-- Start Data for the task --

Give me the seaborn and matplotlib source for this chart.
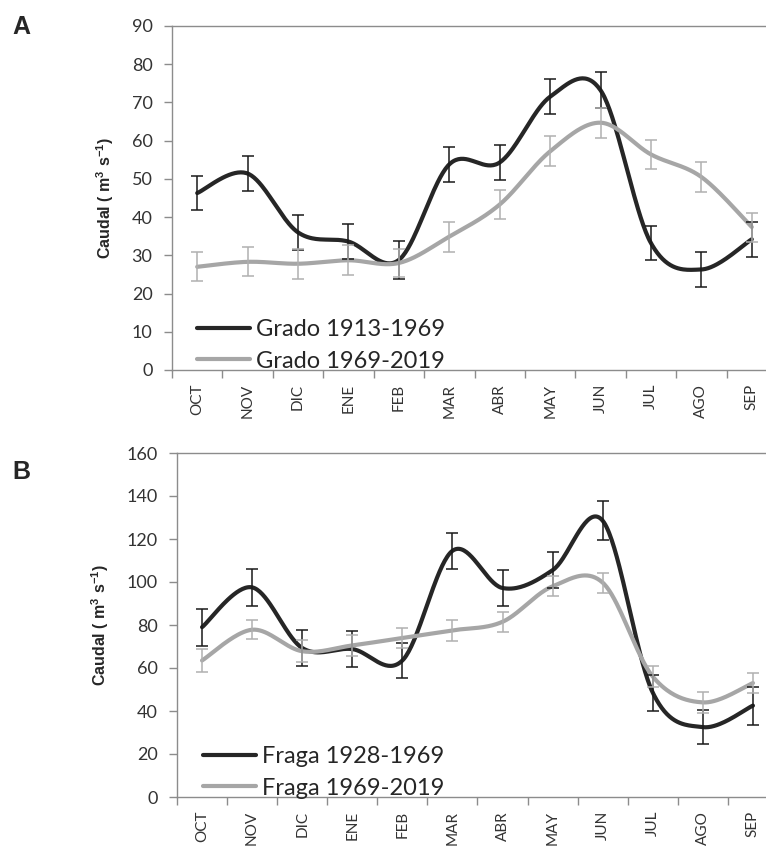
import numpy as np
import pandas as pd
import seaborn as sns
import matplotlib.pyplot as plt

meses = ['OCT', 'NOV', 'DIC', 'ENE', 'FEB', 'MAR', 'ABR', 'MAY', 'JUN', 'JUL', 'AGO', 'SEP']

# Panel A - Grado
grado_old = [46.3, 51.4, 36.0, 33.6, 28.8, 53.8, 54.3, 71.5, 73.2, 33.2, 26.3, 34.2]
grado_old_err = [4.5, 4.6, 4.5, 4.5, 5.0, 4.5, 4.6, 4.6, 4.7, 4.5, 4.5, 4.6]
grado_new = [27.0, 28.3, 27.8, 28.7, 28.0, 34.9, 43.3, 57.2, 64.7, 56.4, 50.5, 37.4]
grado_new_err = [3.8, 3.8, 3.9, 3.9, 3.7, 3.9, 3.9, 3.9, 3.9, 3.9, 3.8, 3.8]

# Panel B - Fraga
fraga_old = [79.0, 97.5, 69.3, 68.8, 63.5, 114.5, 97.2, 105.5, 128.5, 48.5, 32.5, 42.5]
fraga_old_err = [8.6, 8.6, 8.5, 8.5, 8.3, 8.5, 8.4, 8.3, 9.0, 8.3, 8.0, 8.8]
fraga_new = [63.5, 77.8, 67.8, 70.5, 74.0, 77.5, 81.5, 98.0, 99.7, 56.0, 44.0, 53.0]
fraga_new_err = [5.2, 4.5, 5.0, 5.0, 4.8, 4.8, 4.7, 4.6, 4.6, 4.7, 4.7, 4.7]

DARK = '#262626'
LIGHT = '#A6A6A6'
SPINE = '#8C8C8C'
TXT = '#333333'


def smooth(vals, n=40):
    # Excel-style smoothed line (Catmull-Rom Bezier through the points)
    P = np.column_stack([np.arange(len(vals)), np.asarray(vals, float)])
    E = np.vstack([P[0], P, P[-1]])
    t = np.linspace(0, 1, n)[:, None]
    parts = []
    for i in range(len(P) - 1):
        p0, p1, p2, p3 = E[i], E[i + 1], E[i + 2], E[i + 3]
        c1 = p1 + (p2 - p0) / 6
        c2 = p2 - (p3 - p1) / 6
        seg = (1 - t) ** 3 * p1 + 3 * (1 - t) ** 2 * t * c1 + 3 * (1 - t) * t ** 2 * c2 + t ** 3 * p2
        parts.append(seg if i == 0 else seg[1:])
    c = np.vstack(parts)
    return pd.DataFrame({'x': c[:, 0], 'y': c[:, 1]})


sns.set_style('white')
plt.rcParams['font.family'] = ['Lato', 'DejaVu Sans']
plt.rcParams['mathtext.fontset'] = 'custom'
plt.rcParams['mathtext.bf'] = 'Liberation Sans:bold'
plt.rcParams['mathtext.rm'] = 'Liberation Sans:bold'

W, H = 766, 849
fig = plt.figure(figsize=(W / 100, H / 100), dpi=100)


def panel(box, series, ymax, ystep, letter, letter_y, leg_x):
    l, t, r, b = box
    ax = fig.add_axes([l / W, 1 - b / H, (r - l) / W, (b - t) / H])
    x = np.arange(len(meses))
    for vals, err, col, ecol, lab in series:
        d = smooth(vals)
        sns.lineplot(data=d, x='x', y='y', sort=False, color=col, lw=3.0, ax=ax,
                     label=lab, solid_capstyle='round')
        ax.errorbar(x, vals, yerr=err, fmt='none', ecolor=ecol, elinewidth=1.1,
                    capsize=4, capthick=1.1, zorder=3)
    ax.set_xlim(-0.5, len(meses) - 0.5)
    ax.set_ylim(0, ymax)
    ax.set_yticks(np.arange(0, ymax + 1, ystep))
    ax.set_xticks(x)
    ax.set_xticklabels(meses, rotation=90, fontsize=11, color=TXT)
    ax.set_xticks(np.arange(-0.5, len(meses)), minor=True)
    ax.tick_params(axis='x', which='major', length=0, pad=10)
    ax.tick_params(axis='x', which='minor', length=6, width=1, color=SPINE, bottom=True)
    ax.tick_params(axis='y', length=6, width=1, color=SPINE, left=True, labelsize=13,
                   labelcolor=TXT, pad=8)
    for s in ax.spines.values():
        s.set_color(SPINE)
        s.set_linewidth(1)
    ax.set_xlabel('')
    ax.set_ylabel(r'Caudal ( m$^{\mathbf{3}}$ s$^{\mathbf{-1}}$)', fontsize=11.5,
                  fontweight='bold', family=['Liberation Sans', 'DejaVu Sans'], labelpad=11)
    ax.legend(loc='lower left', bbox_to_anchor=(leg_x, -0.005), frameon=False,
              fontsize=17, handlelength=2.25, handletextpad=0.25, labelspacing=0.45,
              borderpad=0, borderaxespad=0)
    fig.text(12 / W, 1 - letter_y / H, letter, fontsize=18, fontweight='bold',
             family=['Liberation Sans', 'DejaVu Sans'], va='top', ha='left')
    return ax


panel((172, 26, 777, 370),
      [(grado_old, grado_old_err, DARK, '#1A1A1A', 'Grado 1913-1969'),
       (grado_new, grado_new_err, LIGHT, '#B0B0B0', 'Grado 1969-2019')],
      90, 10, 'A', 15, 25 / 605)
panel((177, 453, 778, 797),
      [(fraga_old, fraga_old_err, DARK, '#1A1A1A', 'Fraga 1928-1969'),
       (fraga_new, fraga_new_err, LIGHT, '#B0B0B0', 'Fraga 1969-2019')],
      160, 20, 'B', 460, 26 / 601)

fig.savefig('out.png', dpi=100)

-- End Data for the task --
-- Start Data for the task --

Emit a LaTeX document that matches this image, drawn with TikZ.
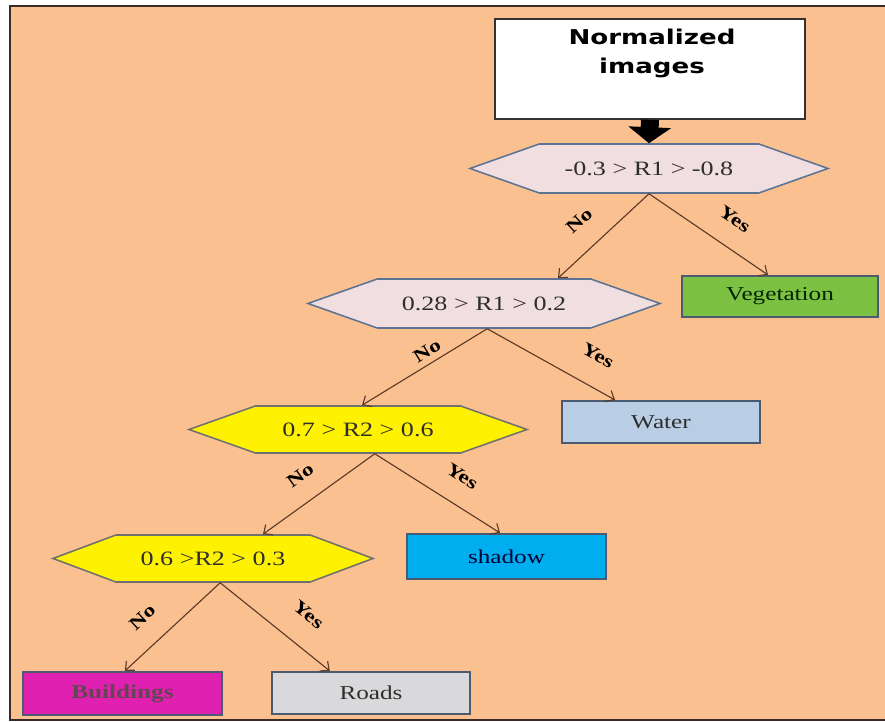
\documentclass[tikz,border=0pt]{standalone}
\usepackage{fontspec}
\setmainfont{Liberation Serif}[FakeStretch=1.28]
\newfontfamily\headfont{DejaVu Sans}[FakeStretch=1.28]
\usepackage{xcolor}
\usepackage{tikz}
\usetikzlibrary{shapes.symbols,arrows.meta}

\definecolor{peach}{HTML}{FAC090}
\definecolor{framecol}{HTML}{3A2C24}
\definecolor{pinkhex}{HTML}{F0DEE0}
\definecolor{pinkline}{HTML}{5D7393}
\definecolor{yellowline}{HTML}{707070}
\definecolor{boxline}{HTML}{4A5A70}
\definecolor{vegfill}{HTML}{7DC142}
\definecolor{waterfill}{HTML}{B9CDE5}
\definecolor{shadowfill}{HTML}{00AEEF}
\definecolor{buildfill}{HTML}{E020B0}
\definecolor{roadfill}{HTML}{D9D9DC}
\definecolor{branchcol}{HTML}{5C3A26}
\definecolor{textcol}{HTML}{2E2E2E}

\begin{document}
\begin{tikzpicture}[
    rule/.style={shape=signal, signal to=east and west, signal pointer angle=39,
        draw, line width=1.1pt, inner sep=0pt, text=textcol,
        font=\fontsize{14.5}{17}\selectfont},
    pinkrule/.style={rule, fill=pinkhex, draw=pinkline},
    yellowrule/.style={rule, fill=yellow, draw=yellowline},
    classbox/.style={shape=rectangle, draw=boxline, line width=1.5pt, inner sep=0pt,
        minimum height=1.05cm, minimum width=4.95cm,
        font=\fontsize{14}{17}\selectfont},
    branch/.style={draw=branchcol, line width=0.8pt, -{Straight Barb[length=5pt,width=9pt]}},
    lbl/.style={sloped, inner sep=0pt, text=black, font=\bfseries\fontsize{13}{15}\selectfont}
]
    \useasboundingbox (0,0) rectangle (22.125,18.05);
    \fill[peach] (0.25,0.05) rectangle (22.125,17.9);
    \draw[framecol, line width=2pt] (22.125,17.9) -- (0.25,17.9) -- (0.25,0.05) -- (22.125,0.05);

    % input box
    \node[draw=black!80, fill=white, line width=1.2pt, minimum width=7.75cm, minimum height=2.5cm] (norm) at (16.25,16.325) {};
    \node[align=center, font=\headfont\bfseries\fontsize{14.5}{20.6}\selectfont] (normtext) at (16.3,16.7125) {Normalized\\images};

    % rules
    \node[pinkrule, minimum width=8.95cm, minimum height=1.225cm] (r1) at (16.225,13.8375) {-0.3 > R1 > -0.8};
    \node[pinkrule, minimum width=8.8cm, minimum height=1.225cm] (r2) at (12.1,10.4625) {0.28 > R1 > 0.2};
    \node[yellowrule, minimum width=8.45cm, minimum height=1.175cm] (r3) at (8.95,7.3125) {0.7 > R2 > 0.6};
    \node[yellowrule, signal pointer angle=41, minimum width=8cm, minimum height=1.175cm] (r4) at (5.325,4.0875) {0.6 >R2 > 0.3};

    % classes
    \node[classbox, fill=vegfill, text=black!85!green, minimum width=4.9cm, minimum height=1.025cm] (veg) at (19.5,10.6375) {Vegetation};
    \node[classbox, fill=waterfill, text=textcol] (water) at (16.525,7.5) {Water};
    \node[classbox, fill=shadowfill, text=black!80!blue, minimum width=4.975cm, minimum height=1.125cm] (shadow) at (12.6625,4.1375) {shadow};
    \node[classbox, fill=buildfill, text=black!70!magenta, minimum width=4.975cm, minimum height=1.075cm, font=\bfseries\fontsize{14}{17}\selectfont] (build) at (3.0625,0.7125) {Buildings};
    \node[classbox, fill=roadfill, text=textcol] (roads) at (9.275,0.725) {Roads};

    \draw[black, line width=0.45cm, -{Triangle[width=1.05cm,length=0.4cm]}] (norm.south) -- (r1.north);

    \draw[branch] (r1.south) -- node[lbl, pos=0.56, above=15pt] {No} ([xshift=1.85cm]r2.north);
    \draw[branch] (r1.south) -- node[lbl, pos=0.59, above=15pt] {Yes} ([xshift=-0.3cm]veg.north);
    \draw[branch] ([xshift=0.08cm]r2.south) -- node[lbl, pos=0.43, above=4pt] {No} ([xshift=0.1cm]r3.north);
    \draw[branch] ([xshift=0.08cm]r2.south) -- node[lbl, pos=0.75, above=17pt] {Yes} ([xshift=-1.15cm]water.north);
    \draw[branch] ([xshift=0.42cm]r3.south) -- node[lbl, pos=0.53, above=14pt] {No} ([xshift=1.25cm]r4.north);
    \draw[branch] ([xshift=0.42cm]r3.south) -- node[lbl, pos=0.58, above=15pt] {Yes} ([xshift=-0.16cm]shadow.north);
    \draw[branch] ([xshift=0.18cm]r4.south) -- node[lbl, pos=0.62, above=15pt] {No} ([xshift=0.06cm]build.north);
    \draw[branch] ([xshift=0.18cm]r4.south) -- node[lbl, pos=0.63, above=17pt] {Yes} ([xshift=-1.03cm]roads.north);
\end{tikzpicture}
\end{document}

-- End Data for the task --
-- Start Data for the task --

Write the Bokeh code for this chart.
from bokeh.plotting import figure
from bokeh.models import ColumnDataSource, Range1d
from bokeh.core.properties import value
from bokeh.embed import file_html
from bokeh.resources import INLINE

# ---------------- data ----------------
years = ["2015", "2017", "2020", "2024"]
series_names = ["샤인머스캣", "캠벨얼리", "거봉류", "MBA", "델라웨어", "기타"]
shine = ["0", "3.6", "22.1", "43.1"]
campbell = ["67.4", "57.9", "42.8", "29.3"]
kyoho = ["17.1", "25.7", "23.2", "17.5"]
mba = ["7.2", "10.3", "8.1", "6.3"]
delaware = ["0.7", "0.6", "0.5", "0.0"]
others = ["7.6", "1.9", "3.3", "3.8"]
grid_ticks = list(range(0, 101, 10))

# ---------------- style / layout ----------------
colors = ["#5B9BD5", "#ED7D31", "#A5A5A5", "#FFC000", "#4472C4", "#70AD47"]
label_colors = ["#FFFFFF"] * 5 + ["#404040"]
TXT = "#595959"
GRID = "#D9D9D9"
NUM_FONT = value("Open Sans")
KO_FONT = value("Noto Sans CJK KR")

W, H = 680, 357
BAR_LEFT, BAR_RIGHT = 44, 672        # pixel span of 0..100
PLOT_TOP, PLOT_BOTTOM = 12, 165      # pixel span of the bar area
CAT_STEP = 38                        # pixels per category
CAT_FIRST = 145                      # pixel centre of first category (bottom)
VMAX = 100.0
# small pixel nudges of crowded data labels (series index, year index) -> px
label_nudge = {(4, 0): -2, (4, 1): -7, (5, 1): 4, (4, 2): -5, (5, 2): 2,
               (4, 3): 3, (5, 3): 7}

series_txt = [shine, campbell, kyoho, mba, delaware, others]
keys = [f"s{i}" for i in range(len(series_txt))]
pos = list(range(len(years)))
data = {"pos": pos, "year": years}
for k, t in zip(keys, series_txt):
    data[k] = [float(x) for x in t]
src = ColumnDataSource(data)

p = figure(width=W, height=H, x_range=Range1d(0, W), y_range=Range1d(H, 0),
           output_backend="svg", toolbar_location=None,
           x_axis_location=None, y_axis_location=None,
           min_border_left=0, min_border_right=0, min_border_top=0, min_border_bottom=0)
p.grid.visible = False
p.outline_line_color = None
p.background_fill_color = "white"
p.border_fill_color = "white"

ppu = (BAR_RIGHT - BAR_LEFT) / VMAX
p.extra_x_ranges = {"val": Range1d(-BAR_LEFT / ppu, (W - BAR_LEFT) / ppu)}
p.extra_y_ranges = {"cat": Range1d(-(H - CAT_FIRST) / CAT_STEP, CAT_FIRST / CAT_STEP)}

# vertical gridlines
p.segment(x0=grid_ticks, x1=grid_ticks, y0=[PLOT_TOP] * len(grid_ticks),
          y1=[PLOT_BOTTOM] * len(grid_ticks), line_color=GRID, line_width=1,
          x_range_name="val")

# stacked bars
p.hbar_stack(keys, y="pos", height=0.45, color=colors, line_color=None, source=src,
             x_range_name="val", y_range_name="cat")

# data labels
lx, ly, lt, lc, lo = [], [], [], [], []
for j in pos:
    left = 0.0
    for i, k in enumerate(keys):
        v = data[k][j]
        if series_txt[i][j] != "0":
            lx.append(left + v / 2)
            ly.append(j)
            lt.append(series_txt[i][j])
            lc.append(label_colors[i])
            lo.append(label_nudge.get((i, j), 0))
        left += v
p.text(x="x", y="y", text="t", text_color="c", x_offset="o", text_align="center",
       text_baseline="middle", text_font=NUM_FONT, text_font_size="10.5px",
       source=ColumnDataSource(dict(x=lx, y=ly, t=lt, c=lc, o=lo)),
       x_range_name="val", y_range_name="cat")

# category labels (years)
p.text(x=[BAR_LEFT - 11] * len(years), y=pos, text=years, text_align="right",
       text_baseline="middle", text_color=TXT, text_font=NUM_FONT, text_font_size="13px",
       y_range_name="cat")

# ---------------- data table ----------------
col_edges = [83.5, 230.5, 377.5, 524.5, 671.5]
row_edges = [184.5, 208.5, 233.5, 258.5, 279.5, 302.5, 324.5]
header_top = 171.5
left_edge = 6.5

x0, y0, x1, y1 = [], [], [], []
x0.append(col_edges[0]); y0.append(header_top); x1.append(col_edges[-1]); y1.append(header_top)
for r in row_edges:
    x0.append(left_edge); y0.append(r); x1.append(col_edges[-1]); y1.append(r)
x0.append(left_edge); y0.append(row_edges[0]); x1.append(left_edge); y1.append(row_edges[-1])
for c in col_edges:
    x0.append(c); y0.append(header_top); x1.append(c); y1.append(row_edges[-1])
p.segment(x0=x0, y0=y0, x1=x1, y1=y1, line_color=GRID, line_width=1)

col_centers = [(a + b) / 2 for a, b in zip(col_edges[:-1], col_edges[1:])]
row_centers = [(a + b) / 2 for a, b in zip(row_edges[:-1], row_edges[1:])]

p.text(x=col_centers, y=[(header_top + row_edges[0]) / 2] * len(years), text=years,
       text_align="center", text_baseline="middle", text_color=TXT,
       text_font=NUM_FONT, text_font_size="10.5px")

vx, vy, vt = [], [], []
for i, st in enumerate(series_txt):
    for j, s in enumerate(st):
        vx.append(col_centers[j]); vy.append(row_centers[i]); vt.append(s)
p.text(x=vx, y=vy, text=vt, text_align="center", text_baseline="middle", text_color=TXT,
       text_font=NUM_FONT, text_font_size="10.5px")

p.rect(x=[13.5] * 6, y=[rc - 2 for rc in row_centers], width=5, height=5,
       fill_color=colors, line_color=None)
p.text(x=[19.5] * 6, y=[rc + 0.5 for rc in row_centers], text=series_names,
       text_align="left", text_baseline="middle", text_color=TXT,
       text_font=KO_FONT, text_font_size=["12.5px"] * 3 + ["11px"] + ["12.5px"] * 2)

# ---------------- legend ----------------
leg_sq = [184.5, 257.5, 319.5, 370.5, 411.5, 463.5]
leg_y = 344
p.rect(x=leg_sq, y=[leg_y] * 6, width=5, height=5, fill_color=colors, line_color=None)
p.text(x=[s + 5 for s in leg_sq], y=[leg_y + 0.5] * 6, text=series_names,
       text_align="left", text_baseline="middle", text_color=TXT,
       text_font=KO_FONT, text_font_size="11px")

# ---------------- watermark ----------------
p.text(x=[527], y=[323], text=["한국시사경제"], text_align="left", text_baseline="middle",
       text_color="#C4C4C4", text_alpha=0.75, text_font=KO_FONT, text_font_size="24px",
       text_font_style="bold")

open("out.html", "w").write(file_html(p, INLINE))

-- End Data for the task --

→ **The problem**
Leave the pictures out, then copy word for word only the lines from the one containing "Give me the" through the one containing "4.7, 4.7, 4.7]", both included.

→ **Right answer**
Give me the seaborn and matplotlib source for this chart.
import numpy as np
import pandas as pd
import seaborn as sns
import matplotlib.pyplot as plt

meses = ['OCT', 'NOV', 'DIC', 'ENE', 'FEB', 'MAR', 'ABR', 'MAY', 'JUN', 'JUL', 'AGO', 'SEP']

# Panel A - Grado
grado_old = [46.3, 51.4, 36.0, 33.6, 28.8, 53.8, 54.3, 71.5, 73.2, 33.2, 26.3, 34.2]
grado_old_err = [4.5, 4.6, 4.5, 4.5, 5.0, 4.5, 4.6, 4.6, 4.7, 4.5, 4.5, 4.6]
grado_new = [27.0, 28.3, 27.8, 28.7, 28.0, 34.9, 43.3, 57.2, 64.7, 56.4, 50.5, 37.4]
grado_new_err = [3.8, 3.8, 3.9, 3.9, 3.7, 3.9, 3.9, 3.9, 3.9, 3.9, 3.8, 3.8]

# Panel B - Fraga
fraga_old = [79.0, 97.5, 69.3, 68.8, 63.5, 114.5, 97.2, 105.5, 128.5, 48.5, 32.5, 42.5]
fraga_old_err = [8.6, 8.6, 8.5, 8.5, 8.3, 8.5, 8.4, 8.3, 9.0, 8.3, 8.0, 8.8]
fraga_new = [63.5, 77.8, 67.8, 70.5, 74.0, 77.5, 81.5, 98.0, 99.7, 56.0, 44.0, 53.0]
fraga_new_err = [5.2, 4.5, 5.0, 5.0, 4.8, 4.8, 4.7, 4.6, 4.6, 4.7, 4.7, 4.7]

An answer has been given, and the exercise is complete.